Growing up in Gramercy, it was through this park where I met my LES neighbors and saw a different side of my own backyard. The park served as an anchor of integration in an increasingly elitist city. Thanks, Carlina, for voting for the final nail in the coffin.
I agree that a barrier wall would have worked well and kept the lovely and necessary park. My son, a Cooper Union student, lives in the East Village, whom we visit often. Also, as a reference point, The Southwest Corridor Linear Park in Boston, a beautiful park adorned with community gardens, was created by decking over the Orange Line train tracks.
I don’t know where Hank Sheinkopf lives… Coastal resiliency is my #1 issue for this race. NY10 has a tremendous amount of coastline: Lower Manhattan, Governors Island and Brooklyn. (Yes, Governors Island is located in NY10.)

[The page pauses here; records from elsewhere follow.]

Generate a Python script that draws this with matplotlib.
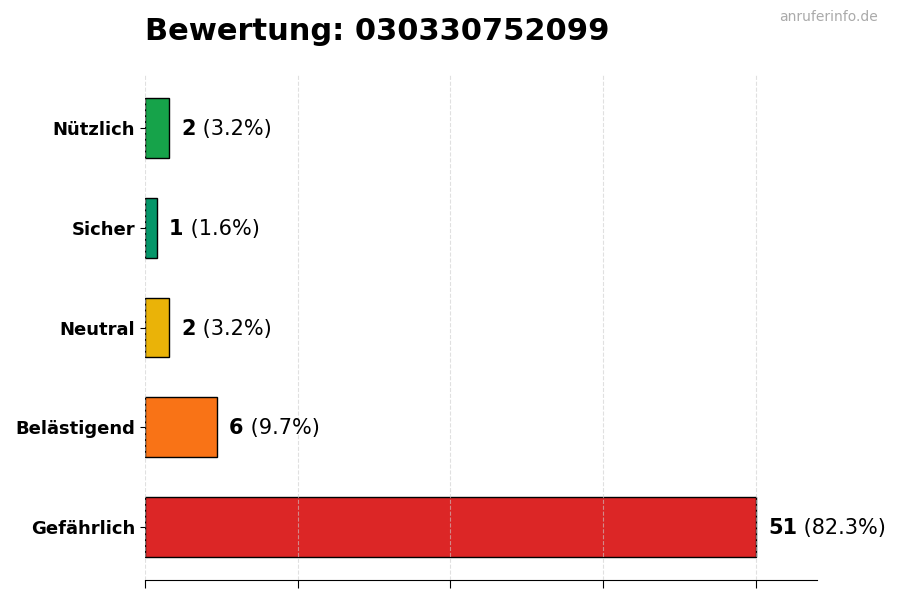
import matplotlib.pyplot as plt

categories = ["Gefährlich", "Belästigend", "Neutral", "Sicher", "Nützlich"]
counts = [51, 6, 2, 1, 2]
colors = ["#dc2626", "#f97316", "#eab308", "#059669", "#16a34a"]
title = "Bewertung: 030330752099"

total = sum(counts)
max_val = max(counts)

fig = plt.figure(figsize=(9, 6), dpi=100)
ax = fig.add_axes([0.161, 0.0333, 0.747, 0.8417])

ax.barh(categories, counts, height=0.6, color=colors, edgecolor="black", linewidth=1)
ax.set_xlim(0, max_val * 1.1)
ax.set_xticks([max_val * i / 4 for i in range(5)])
ax.set_xticklabels([])
ax.tick_params(axis="x", length=6)
ax.tick_params(axis="y", labelsize=13)
for lbl in ax.get_yticklabels():
    lbl.set_fontweight("bold")

ax.grid(axis="x", linestyle="--", color="#cccccc", alpha=0.6, linewidth=0.8)
ax.set_axisbelow(False)
for s in ["top", "right", "left"]:
    ax.spines[s].set_visible(False)

for i, v in enumerate(counts):
    pct = v / total * 100
    t = ax.text(v + max_val * 0.02, i - 0.01, f"{v}", va="center", ha="left",
                fontsize=15, fontweight="bold")
    ax.annotate(f" ({pct:.1f}%)", xycoords=t, xy=(1, 0), va="bottom",
                ha="left", fontsize=15)

fig.text(0.161, 0.933, title, fontsize=22, fontweight="bold", ha="left")
fig.text(0.975, 0.965, "anruferinfo.de", fontsize=10, color="#aaaaaa", ha="right")

fig.savefig("out.png")
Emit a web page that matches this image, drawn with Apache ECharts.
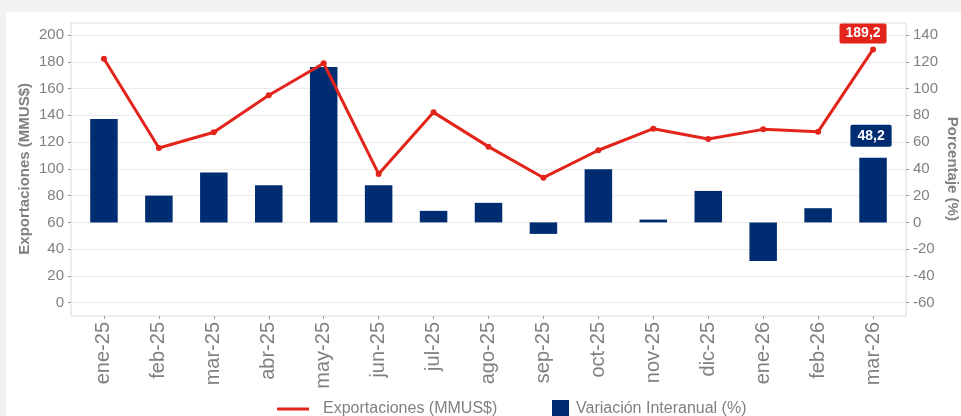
<!DOCTYPE html>
<html style="height: 100%;margin: 0;padding: 0;">
<head>
<meta charset="utf-8">
<title>Exportaciones</title>
<script src="https://cdn.jsdelivr.net/npm/echarts@6/dist/echarts.min.js"></script>
<style>
  body { margin: 0; background: #f2f2f2; }
  #card { position: absolute; left: 6px; top: 12px; right: 0; bottom: 0; background: #ffffff; }
  #main { position: absolute; left: 0; top: 0; width: 961px; height: 416px; }
</style>
</head>
<body>
<div id="card"></div>
<div id="main"></div>
<script type="text/javascript">
// meses
var meses = ['ene-25', 'feb-25', 'mar-25', 'abr-25', 'may-25', 'jun-25', 'jul-25', 'ago-25',
             'sep-25', 'oct-25', 'nov-25', 'dic-25', 'ene-26', 'feb-26', 'mar-26'];
// exportaciones en MMUS$ (eje izquierdo)
var exportaciones = [182.3, 115.6, 127.3, 155.0, 178.9, 96.2, 142.2, 116.6,
                     93.4, 113.9, 130.0, 122.3, 129.5, 127.8, 189.2];
// variacion interanual en % (eje derecho)
var variacion = [77.3, 20.0, 37.2, 27.8, 116.0, 27.8, 8.6, 14.6,
                 -8.6, 39.7, 2.1, 23.5, -28.8, 10.6, 48.2];

var rojo = '#e3241b';
var azul = '#002d72';
var gris = '#808080';

function coma(v) { return v.toFixed(1).replace('.', ','); }

var ultimo = meses.length - 1;
var posiciones = meses.map(function (m, i) { return i; });
var lineData = exportaciones.map(function (v, i) {
  var d = { value: [i, v] };
  if (i == ultimo) {
    d.label = {
      show: true, position: 'top', distance: 3, offset: [-10, 0],
      formatter: function (p) { return coma(p.value[1]); },
      color: '#fff', fontWeight: 'bold', fontSize: 14, fontFamily: 'Liberation Sans',
      backgroundColor: rojo, padding: [3, 6], borderRadius: 2
    };
  }
  return d;
});
var barData = variacion.map(function (v, i) {
  var d = { value: [i, v] };
  if (i == ultimo) {
    d.label = {
      show: true, position: 'top', distance: 11, offset: [-2, 0],
      formatter: function (p) { return coma(p.value[1]); },
      color: '#fff', fontWeight: 'bold', fontSize: 14, fontFamily: 'Liberation Sans',
      backgroundColor: azul, padding: [4, 7], borderRadius: 2
    };
  }
  return d;
});

var myChart = echarts.init(document.getElementById('main'));
var option = {
  animation: false,
  textStyle: { fontFamily: 'Liberation Sans' },
  grid: { left: 71, right: 55, top: 35, bottom: 113.3, containLabel: false, outerBoundsMode: 'none' },
  // borde del panel
  graphic: [{
    type: 'rect', z: -1, silent: true,
    shape: { x: 71, y: 23, width: 835, height: 293 },
    style: { fill: null, stroke: '#d9d9d9', lineWidth: 1 }
  }],
  legend: [{
    data: ['Exportaciones (MMUS$)'],
    left: 272, top: 396,
    icon: 'rect', itemWidth: 32, itemHeight: 3,
    textStyle: { color: gris, fontSize: 16, padding: [0, 0, 0, 9] }
  }, {
    data: ['Variación Interanual (%)'],
    left: 547, top: 395,
    icon: 'rect', itemWidth: 17, itemHeight: 18,
    textStyle: { color: gris, fontSize: 16, padding: [0, 0, 0, 2] }
  }],
  xAxis: {
    type: 'value', min: -0.6, max: 14.6, offset: 13.3,
    axisLine: { show: false, onZero: false },
    splitLine: { show: false },
    axisTick: { show: true, length: 3, customValues: posiciones,
                lineStyle: { color: '#999' } },
    axisLabel: {
      customValues: posiciones,
      formatter: function (v) { return meses[Math.round(v)]; },
      rotate: 90, margin: 6, color: gris, fontSize: 20
    }
  },
  yAxis: [{
    type: 'value', min: 0, max: 200, interval: 20, position: 'left',
    name: 'Exportaciones (MMUS$)', nameLocation: 'middle', nameGap: 39, nameMoveOverlap: false,
    nameTextStyle: { color: gris, fontWeight: 'bold', fontSize: 15 },
    axisLine: { show: false, onZero: false },
    axisTick: { show: true, length: 3, lineStyle: { color: '#999' } },
    axisLabel: { color: gris, fontSize: 15, margin: 7 },
    splitLine: { lineStyle: { color: '#ebebeb', width: 1 } }
  }, {
    type: 'value', min: -60, max: 140, interval: 20, position: 'right',
    name: 'Porcentaje (%)', nameLocation: 'middle', nameGap: 39, nameRotate: -90, nameMoveOverlap: false,
    nameTextStyle: { color: gris, fontWeight: 'bold', fontSize: 15 },
    axisLine: { show: false, onZero: false },
    axisTick: { show: true, length: 3, lineStyle: { color: '#999' } },
    axisLabel: { color: gris, fontSize: 15, margin: 7 },
    splitLine: { show: false }
  }],
  series: [{
    name: 'Variación Interanual (%)',
    type: 'bar', yAxisIndex: 1,
    barWidth: 27.5,
    itemStyle: { color: azul },
    data: barData
  }, {
    name: 'Exportaciones (MMUS$)',
    type: 'line', yAxisIndex: 0,
    symbol: 'circle', symbolSize: 6,
    lineStyle: { color: rojo, width: 3 },
    itemStyle: { color: rojo },
    data: lineData,
    z: 3
  }]
};
myChart.setOption(option);
</script>
</body>
</html>
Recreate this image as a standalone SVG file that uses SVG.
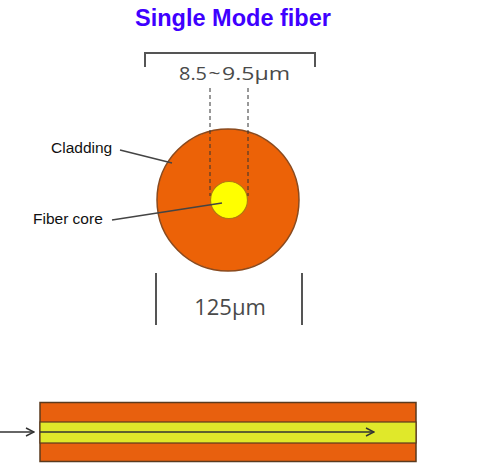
<svg xmlns="http://www.w3.org/2000/svg" width="480" height="465" viewBox="0 0 480 465">
<defs>
<style>
.lbl{font-family:"Liberation Sans",Arial,sans-serif;fill:#111;font-size:15.5px}
.dim{font-family:"Open Sans","DejaVu Sans",sans-serif;fill:#4a4a4a}
.dimln{stroke:#555;stroke-width:2;fill:none}
.lead{stroke:#444;stroke-width:1.5;fill:none}
.dash{stroke:#333;stroke-width:1;stroke-dasharray:4 3;fill:none}
.clad{fill:#EC6207;stroke:#8A4A1E;stroke-width:1.5}
.core{fill:#FFFF00;stroke:#B07A10;stroke-width:1.2}
</style>
<marker id="ah" viewBox="0 0 10 10" refX="9" refY="5" markerWidth="10" markerHeight="10" markerUnits="userSpaceOnUse" orient="auto">
<path d="M1,1 L9,5 L1,9" fill="none" stroke="#333" stroke-width="1.4"/>
</marker>
</defs>
<rect width="480" height="465" fill="#FFFFFF"/>
<text x="233" y="26" text-anchor="middle" font-family="'Liberation Sans',Arial,sans-serif" font-weight="bold" font-size="23.5" fill="#3F00FF">Single Mode fiber</text>

<g id="dim-core">
<path class="dimln" d="M145,67 V53 H315 V67"/>
<text class="dim" y="80" font-size="18"><tspan x="179" textLength="28" lengthAdjust="spacingAndGlyphs">8.5</tspan><tspan x="208.5" textLength="12" lengthAdjust="spacingAndGlyphs">~</tspan><tspan x="222" textLength="68" lengthAdjust="spacingAndGlyphs">9.5µm</tspan></text>
</g>

<g id="cross-section">
<circle class="clad" cx="228" cy="200" r="71"/>
<circle class="core" cx="229" cy="200" r="18.5"/>
</g>

<g id="connectors">
<line class="dash" x1="210" y1="88" x2="210" y2="196"/>
<line class="dash" x1="248" y1="88" x2="248" y2="196"/>
<line class="lead" x1="120" y1="150" x2="172" y2="163"/>
<line class="lead" x1="112" y1="220" x2="222" y2="203"/>
</g>

<g id="label-cladding">
<text class="lbl" x="51" y="153">Cladding</text>
</g>
<g id="label-core">
<text class="lbl" x="33" y="224">Fiber core</text>
</g>

<g id="dim-clad">
<line class="dimln" x1="156" y1="273" x2="156" y2="325"/>
<line class="dimln" x1="302" y1="273" x2="302" y2="325"/>
<text class="dim" x="230" y="315" text-anchor="middle" font-size="22">125µm</text>
</g>

<g id="fiber-side">
<rect x="40" y="402.5" width="376" height="59" fill="#E8600E" stroke="#5A3A1E" stroke-width="1.5"/>
<rect x="40" y="422" width="376" height="21" fill="#E0E82A" stroke="#5A3A1E" stroke-width="1.2"/>
<line x1="40" y1="432" x2="374" y2="432" stroke="#333" stroke-width="1.4" marker-end="url(#ah)"/>
<line x1="0" y1="432" x2="34" y2="432" stroke="#333" stroke-width="1.4" marker-end="url(#ah)"/>
</g>
</svg>
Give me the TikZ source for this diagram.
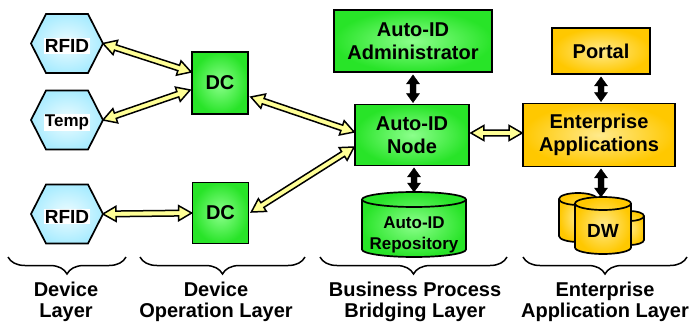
\documentclass[tikz,border=0pt]{standalone}
\usepackage{fontspec}
\setmainfont{Liberation Sans}
\usetikzlibrary{calc,decorations.pathreplacing}

\definecolor{boxgreen}{RGB}{40,228,40}
\definecolor{boxgreenlight}{RGB}{140,255,140}
\definecolor{boxgold}{RGB}{255,200,0}
\definecolor{boxgoldlight}{RGB}{255,234,140}
\definecolor{hexcyan}{RGB}{170,236,255}
\definecolor{hexlight}{RGB}{238,252,255}
\definecolor{linkyellow}{RGB}{255,255,150}

% double-headed block arrow: style, from, to, head length, head half-width, shaft half-width
\newcommand\fatarrow[6]{%
  \filldraw[#1] (#2)
    -- ($(#2)!#4!(#3)!#5!90:(#3)$)
    -- ($(#2)!#4!(#3)!#6!90:(#3)$)
    -- ($(#3)!#4!(#2)!#6!-90:(#2)$)
    -- ($(#3)!#4!(#2)!#5!-90:(#2)$)
    -- (#3)
    -- ($(#3)!#4!(#2)!#5!90:(#2)$)
    -- ($(#3)!#4!(#2)!#6!90:(#2)$)
    -- ($(#2)!#4!(#3)!#6!-90:(#3)$)
    -- ($(#2)!#4!(#3)!#5!-90:(#3)$)
    -- cycle;}

% hexagonal device: name, x, y, label
\newcommand\hexdevice[4]{%
  \shadedraw[hexshape] (#2-36,#3) -- (#2-21,#3-29.5) -- (#2+21,#3-29.5)
    -- (#2+36,#3) -- (#2+21,#3+29.5) -- (#2-21,#3+29.5) -- cycle;
  \coordinate (#1-tip) at (#2+36,#3);
  \node[hexlabel] (#1) at (#2,#3+2.5) {#4};}

% cylinder: center x, x radius, top y, bottom y, y radius, inner colour, outer colour
\newcommand\drum[7]{%
  \shadedraw[drumline, inner color=#6, outer color=#7]
    (#1-#2,#3+#5) -- (#1-#2,#4-#5)
    arc[start angle=180, end angle=0, x radius=#2, y radius=#5]
    -- (#1+#2,#3+#5)
    arc[start angle=0, end angle=-180, x radius=#2, y radius=#5] -- cycle;
  \draw[drumline] (#1-#2,#3+#5) arc[start angle=180, end angle=0, x radius=#2, y radius=#5];}

\begin{document}
\begin{tikzpicture}[x=1pt, y=-1pt,
  boxtext/.style={font=\fontsize{20}{23.5}\selectfont\bfseries, align=center, inner sep=0pt},
  greenbox/.style={boxtext, draw, line width=1.8pt, inner color=boxgreenlight, outer color=boxgreen},
  goldbox/.style={boxtext, draw, line width=1.8pt, inner color=boxgoldlight, outer color=boxgold},
  hexshape/.style={draw, line width=1.7pt, line join=miter, inner color=hexlight, outer color=hexcyan},
  hexlabel/.style={fill=white, inner sep=1pt, font=\fontsize{19}{21}\selectfont\bfseries},
  drumline/.style={draw, line width=1.7pt},
  drumtext/.style={font=\fontsize{17}{21}\selectfont\bfseries, align=center, inner sep=0pt},
  yarrow/.style={fill=linkyellow, draw=black, line width=1.5pt, line join=miter},
  barrow/.style={fill=black, draw=black, line width=0.4pt},
  layerlabel/.style={font=\fontsize{20}{21}\selectfont\bfseries, align=center, inner sep=0pt},
  layerbrace/.style={draw, line width=1.5pt, decorate, decoration={brace, amplitude=17pt}}]

\useasboundingbox (0,0) rectangle (691,324);

% device layer
\hexdevice{rfid1}{67}{43.5}{RFID}
\hexdevice{temp}{67}{120}{\fontsize{17}{19}\selectfont Temp}
\hexdevice{rfid2}{67}{214}{RFID}

% device operation layer
\node[greenbox, minimum width=56pt, minimum height=62pt] (dc1) at (220,83) {DC};
\node[greenbox, minimum width=56pt, minimum height=61pt] (dc2) at (220.5,213) {DC};

% business process bridging layer
\node[greenbox, minimum width=158pt, minimum height=62pt] (admin) at (413,41) {Auto-ID\\Administrator};
\node[greenbox, minimum width=114pt, minimum height=61pt] (autonode) at (412,135) {Auto-ID\\Node};
\drum{414}{52}{192}{257}{7.5}{boxgreenlight}{boxgreen}
\node[drumtext] (repo) at (414,235) {Auto-ID\\Repository};
\coordinate (repo-top) at (414,192);

% enterprise application layer
\node[goldbox, minimum width=98pt, minimum height=46pt] (portal) at (601,51) {Portal};
\node[goldbox, minimum width=152pt, minimum height=63pt] (ea) at (599,135) {Enterprise\\Applications};
\drum{578}{19}{193}{242}{6}{boxgoldlight}{boxgold}
\drum{629}{15}{211}{245}{5}{boxgoldlight}{boxgold}
\drum{603}{28}{197}{254}{6.5}{boxgoldlight}{boxgold}
\node[boxtext, font=\fontsize{19}{21}\selectfont\bfseries] (dw) at (603,231) {DW};
\coordinate (dw-top) at (601,197);

% attachment points
\coordinate (dc1-in1) at ($(dc1.west)+(0,-11)$);
\coordinate (dc1-in2) at ($(dc1.west)+(-1,7)$);
\coordinate (dc1-out) at ($(dc1.east)+(2,14)$);
\coordinate (dc2-out) at ($(dc2.east)+(2,-1)$);
\coordinate (node-in1) at ($(autonode.west)+(0,-3)$);
\coordinate (node-in2) at ($(autonode.west)+(0,12)$);
\coordinate (node-out) at ($(autonode.east)+(1,-2)$);
\coordinate (ea-in) at ($(ea.west)+(0,-2)$);
\coordinate (admin-out) at ($(admin.south)+(0,2)$);
\coordinate (node-top) at ($(admin.south |- autonode.north)+(0,-1)$);
\coordinate (node-bot) at ($(repo-top |- autonode.south)+(0,1.5)$);
\coordinate (portal-out) at ($(portal.south)+(0,2)$);
\coordinate (ea-top) at ($(portal.south |- ea.north)+(0,-1)$);
\coordinate (ea-bot) at ($(dw-top |- ea.south)+(0,1.5)$);

% connectors
\fatarrow{yarrow}{rfid1-tip}{dc1-in1}{13pt}{7.5pt}{2.8pt}
\fatarrow{yarrow}{temp-tip}{dc1-in2}{13pt}{7.5pt}{2.8pt}
\fatarrow{yarrow}{rfid2-tip}{dc2.west}{13pt}{7.5pt}{2.8pt}
\fatarrow{yarrow}{dc1-out}{node-in1}{13pt}{7.5pt}{2.8pt}
\fatarrow{yarrow}{dc2-out}{node-in2}{13pt}{7.5pt}{2.8pt}
\fatarrow{yarrow}{node-out}{ea-in}{13pt}{7.5pt}{2.8pt}
\fatarrow{barrow}{admin-out}{node-top}{9pt}{6.5pt}{3pt}
\fatarrow{barrow}{node-bot}{repo-top}{9pt}{6.5pt}{3pt}
\fatarrow{barrow}{portal-out}{ea-top}{9pt}{6.5pt}{3pt}
\fatarrow{barrow}{ea-bot}{dw-top}{9pt}{6.5pt}{3pt}

% layer braces and captions
\draw[layerbrace] (126,257) -- (8,257);
\draw[layerbrace] (305,257) -- (140,257);
\draw[layerbrace] (507,257) -- (320,257);
\draw[layerbrace] (687,257) -- (523,257);
\node[layerlabel] (cap1) at (66,302) {Device\\Layer};
\node[layerlabel] (cap2) at (216,302) {Device\\Operation Layer};
\node[layerlabel] (cap3) at (415,302) {Business Process\\Bridging Layer};
\node[layerlabel] (cap4) at (605,302) {Enterprise\\Application Layer};
\end{tikzpicture}
\end{document}
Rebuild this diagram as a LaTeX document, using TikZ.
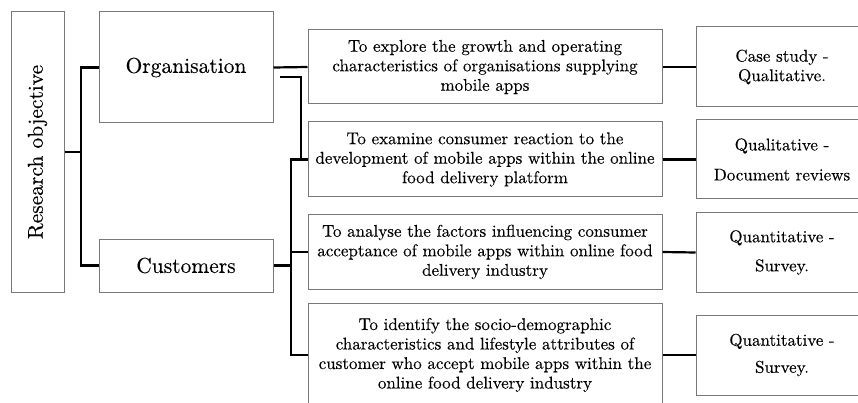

Hank Sheinkopf is the same “pundit” who predicted in this paper in June that Bill de Blasio would win this election. We all know that de Blasio has since dropped out in disgrace, since he was polling at the bottom.
The folks I talk to do not have “social issues” primarily on their minds in this election. The candidates generally agree on things like abortion, guns and human rights.
This election is more about political integrity, experience in the neighborhood and a candidate’s past record of accomplishments. Mr. Sheinkopf should indeed spend some time down here before making erroneous statements.
Just to clarify: My preference for the least expensive, least destructive floodwall was a preference among the options included in the ESCR Environmental Impact Statement. Decking over the FDR was not included… but that would increase open space, lift the athletic fields out of harm’s way, and — in terms of a flood barrier — stand the test of time.